▶ Exercise task: Retype exactly what runs from the first line of the data to the line with "const yMinorMult = [2, 3, 4, 5, 6, 7, 8, 9];", keeping both of those lines and skipping pictures.

▶ Dataset entries:
★ ★ ★ ★ ★ ★ ★
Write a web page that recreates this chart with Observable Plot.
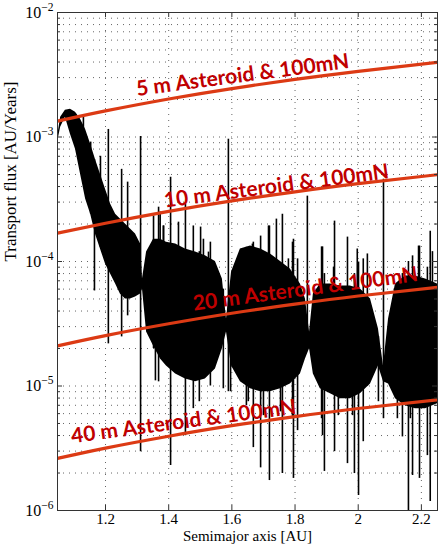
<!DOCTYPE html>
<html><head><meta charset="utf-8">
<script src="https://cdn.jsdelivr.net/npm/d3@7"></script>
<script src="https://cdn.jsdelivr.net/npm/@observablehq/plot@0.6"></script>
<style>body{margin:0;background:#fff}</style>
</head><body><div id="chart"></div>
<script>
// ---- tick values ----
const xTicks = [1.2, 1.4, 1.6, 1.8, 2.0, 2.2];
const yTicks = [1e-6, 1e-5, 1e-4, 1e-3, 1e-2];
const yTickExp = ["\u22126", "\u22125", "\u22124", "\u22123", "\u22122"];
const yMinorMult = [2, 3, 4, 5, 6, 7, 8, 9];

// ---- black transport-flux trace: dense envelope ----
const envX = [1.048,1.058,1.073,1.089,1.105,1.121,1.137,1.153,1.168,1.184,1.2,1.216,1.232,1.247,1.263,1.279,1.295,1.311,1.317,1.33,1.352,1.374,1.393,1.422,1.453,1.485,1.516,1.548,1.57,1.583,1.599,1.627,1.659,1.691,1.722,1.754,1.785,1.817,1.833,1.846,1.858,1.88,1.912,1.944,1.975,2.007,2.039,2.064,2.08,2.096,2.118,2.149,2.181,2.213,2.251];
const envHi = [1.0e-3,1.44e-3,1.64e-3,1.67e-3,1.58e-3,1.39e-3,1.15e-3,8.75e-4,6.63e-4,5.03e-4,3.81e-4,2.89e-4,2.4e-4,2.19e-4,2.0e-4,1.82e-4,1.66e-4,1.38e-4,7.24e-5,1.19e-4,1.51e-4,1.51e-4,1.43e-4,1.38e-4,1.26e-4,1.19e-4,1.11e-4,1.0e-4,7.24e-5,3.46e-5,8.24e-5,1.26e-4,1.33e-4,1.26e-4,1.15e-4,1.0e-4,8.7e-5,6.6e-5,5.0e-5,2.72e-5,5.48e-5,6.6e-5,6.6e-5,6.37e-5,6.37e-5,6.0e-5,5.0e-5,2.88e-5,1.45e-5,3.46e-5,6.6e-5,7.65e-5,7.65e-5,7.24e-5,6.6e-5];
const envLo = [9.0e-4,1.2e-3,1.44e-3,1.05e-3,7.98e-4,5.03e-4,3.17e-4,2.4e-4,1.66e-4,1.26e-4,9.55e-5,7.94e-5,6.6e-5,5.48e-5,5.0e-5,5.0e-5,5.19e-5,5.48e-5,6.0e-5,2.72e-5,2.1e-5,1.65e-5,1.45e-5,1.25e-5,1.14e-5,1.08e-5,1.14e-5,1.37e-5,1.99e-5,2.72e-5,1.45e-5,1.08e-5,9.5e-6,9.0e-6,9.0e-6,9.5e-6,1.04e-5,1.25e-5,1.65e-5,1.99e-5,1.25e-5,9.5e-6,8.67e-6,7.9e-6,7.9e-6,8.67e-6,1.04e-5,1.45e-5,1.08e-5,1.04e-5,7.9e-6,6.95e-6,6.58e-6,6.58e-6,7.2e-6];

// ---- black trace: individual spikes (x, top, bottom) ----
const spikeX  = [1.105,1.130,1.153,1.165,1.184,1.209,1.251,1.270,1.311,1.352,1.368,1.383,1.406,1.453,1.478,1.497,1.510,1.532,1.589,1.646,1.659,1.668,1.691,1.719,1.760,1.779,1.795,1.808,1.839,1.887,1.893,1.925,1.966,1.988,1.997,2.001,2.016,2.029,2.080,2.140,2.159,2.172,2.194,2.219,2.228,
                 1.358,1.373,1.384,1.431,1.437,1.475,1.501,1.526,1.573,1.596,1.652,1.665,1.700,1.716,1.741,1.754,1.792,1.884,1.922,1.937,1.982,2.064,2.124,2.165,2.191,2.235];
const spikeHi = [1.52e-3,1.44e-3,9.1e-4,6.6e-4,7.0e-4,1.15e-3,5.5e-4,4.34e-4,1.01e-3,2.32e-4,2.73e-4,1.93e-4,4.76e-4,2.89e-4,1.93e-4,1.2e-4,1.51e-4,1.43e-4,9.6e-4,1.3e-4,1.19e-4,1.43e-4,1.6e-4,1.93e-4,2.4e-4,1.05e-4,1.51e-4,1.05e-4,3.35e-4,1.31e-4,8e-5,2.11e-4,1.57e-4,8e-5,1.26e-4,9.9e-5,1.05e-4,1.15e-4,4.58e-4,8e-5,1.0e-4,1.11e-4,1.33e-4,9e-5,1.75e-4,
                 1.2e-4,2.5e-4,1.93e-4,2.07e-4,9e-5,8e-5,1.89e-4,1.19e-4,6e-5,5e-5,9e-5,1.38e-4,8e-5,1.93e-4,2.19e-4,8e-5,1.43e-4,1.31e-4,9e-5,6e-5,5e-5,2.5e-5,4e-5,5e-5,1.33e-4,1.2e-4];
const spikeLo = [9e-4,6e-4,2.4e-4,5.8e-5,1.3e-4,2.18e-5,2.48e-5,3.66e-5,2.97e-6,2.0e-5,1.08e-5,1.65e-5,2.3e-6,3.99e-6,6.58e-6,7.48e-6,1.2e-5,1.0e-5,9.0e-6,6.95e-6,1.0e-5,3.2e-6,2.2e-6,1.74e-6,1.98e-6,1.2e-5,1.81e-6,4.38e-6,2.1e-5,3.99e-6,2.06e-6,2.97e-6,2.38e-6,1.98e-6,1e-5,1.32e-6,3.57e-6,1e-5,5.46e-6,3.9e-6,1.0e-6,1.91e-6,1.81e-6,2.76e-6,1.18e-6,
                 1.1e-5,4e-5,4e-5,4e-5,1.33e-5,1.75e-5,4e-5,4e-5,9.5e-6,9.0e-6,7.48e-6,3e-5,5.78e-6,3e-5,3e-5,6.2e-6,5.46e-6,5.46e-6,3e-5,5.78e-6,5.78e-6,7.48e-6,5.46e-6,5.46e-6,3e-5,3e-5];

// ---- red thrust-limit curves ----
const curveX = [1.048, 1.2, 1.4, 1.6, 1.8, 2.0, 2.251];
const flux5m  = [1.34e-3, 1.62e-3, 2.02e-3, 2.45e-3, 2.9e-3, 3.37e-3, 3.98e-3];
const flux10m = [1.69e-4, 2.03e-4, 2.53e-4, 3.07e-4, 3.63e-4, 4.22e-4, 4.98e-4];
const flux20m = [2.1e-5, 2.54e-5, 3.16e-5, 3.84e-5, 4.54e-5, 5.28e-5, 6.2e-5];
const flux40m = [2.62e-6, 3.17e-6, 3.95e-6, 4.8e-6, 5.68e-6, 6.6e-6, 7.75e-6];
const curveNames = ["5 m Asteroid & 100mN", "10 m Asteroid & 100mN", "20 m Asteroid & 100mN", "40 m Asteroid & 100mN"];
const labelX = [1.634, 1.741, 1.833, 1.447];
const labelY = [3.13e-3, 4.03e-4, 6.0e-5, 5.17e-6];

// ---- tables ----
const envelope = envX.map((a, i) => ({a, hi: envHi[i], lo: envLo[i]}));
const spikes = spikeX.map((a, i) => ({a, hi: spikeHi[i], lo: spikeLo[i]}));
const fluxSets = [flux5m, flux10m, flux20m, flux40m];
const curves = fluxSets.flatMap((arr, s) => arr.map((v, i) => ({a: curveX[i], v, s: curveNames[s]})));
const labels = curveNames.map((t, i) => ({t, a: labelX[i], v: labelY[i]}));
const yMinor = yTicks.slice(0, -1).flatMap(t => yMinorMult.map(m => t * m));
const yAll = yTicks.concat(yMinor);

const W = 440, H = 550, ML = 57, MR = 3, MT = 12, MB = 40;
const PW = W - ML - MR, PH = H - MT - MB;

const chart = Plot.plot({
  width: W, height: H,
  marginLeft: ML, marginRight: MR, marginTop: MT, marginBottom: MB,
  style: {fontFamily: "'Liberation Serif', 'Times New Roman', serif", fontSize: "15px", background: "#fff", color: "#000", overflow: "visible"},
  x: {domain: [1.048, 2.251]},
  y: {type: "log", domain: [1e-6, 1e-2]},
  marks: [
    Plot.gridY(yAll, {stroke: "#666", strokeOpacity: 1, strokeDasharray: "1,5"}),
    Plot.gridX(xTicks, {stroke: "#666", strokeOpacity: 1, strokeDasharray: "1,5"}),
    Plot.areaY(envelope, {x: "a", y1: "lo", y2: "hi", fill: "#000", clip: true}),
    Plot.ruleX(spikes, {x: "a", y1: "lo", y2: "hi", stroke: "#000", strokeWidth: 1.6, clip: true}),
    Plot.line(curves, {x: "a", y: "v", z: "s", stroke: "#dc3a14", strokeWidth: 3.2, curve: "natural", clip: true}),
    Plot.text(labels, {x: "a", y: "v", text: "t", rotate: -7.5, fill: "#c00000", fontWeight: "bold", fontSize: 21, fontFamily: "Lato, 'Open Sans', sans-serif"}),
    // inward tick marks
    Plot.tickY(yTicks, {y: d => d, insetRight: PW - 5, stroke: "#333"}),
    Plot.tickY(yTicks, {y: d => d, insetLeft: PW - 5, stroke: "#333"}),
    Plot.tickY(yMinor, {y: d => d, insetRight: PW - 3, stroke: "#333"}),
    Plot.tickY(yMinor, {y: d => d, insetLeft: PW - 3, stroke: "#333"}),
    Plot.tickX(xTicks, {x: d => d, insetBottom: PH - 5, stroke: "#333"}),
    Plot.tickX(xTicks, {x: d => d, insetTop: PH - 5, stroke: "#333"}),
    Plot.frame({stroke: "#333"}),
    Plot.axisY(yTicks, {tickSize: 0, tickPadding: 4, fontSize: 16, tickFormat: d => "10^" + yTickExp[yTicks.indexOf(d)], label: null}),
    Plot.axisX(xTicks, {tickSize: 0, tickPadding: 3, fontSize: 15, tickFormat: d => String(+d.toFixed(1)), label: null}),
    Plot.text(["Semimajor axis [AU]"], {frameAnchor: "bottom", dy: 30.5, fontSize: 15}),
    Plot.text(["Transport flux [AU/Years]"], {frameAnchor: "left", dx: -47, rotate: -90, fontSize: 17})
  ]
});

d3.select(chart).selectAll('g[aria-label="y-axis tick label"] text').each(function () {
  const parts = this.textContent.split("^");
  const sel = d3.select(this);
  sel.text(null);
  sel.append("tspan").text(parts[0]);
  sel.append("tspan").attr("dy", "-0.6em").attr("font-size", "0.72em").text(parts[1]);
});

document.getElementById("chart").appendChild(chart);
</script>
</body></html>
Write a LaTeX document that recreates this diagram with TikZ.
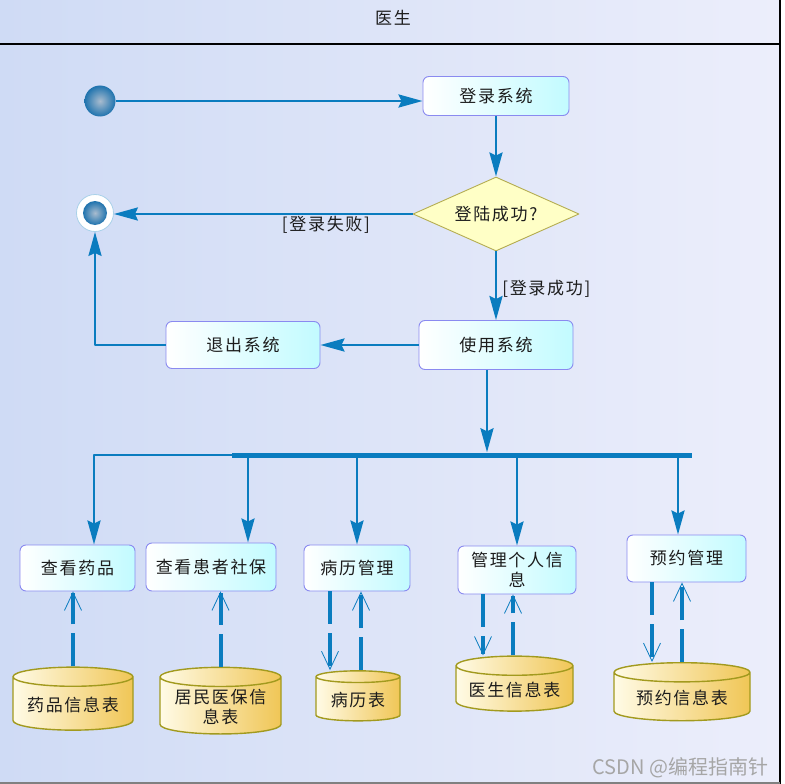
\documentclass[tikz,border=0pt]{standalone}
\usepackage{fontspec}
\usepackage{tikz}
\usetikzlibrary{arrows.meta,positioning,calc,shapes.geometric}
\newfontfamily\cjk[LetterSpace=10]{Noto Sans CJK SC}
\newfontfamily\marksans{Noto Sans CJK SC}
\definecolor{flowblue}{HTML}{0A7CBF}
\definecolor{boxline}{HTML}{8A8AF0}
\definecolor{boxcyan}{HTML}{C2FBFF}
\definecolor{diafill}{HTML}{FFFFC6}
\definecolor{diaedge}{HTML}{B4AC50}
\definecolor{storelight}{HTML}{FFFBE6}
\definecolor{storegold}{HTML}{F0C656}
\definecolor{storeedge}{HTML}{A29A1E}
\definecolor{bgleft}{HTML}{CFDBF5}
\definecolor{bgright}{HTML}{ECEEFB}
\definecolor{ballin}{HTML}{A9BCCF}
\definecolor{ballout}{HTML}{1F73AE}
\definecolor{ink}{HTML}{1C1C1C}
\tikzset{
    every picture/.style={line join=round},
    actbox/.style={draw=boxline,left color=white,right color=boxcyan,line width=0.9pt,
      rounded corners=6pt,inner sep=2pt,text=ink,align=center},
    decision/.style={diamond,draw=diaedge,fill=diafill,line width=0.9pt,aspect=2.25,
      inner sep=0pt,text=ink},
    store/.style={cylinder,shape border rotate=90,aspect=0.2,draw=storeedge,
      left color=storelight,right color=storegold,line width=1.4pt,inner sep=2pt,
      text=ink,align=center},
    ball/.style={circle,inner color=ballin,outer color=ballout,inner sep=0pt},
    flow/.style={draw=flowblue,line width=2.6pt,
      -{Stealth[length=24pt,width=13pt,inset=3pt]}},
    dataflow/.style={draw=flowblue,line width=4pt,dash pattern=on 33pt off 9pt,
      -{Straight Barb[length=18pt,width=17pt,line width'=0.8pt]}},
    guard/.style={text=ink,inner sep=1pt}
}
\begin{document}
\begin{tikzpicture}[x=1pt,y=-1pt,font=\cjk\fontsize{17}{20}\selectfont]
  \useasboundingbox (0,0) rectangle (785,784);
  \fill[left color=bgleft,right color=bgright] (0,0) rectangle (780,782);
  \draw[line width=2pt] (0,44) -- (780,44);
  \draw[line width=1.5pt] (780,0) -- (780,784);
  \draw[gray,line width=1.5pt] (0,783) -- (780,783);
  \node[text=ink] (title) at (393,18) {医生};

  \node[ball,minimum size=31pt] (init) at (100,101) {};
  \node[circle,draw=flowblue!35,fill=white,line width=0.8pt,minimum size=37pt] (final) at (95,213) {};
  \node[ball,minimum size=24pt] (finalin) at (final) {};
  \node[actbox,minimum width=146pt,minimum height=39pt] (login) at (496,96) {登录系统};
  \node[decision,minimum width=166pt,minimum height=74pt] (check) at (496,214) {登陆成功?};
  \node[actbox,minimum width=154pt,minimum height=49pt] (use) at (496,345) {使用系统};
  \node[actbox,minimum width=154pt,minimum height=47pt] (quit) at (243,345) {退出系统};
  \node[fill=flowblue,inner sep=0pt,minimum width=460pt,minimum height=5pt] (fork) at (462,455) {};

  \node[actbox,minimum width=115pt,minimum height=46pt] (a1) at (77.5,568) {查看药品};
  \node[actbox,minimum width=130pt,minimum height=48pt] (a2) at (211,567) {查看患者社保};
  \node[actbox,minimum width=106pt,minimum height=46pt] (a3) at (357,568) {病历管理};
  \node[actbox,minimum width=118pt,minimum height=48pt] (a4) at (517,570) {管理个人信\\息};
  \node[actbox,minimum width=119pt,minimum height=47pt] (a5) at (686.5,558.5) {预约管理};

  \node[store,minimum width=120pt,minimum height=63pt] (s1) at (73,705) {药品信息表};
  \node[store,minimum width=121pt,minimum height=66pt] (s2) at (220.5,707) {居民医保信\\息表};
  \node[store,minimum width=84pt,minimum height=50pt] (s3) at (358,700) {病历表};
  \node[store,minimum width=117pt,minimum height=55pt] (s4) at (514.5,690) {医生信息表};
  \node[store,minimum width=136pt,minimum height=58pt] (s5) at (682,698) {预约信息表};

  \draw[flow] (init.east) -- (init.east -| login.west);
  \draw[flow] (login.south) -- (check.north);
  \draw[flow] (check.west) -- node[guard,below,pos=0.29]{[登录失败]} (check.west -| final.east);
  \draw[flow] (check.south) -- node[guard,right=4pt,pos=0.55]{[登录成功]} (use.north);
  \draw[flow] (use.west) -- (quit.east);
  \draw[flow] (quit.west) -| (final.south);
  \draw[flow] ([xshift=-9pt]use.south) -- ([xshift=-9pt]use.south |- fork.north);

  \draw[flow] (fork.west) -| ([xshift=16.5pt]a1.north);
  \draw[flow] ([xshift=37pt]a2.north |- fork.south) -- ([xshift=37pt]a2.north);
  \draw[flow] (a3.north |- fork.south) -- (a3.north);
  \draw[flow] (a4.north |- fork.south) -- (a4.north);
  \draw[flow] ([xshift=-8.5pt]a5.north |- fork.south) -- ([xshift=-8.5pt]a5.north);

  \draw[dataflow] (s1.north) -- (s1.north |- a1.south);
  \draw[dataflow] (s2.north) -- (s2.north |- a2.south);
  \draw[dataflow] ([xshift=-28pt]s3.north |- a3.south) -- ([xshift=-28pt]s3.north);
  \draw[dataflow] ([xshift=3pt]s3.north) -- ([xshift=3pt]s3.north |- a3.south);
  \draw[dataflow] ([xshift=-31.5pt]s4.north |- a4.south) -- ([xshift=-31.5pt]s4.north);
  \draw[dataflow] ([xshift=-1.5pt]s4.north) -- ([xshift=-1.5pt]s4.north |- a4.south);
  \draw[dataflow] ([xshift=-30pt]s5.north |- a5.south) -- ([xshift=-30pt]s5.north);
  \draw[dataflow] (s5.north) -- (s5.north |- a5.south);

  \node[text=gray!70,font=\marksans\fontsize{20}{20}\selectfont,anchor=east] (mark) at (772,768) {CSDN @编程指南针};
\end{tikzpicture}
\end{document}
★ ★ ★ ★ ★ ★ ★
▶ Exercise answer:
Write a web page that recreates this chart with Observable Plot.
<!DOCTYPE html>
<html><head><meta charset="utf-8">
<script src="https://cdn.jsdelivr.net/npm/d3@7"></script>
<script src="https://cdn.jsdelivr.net/npm/@observablehq/plot@0.6"></script>
<style>body{margin:0;background:#fff}</style>
</head><body><div id="chart"></div>
<script>
// ---- tick values ----
const xTicks = [1.2, 1.4, 1.6, 1.8, 2.0, 2.2];
const yTicks = [1e-6, 1e-5, 1e-4, 1e-3, 1e-2];
const yTickExp = ["\u22126", "\u22125", "\u22124", "\u22123", "\u22122"];
const yMinorMult = [2, 3, 4, 5, 6, 7, 8, 9];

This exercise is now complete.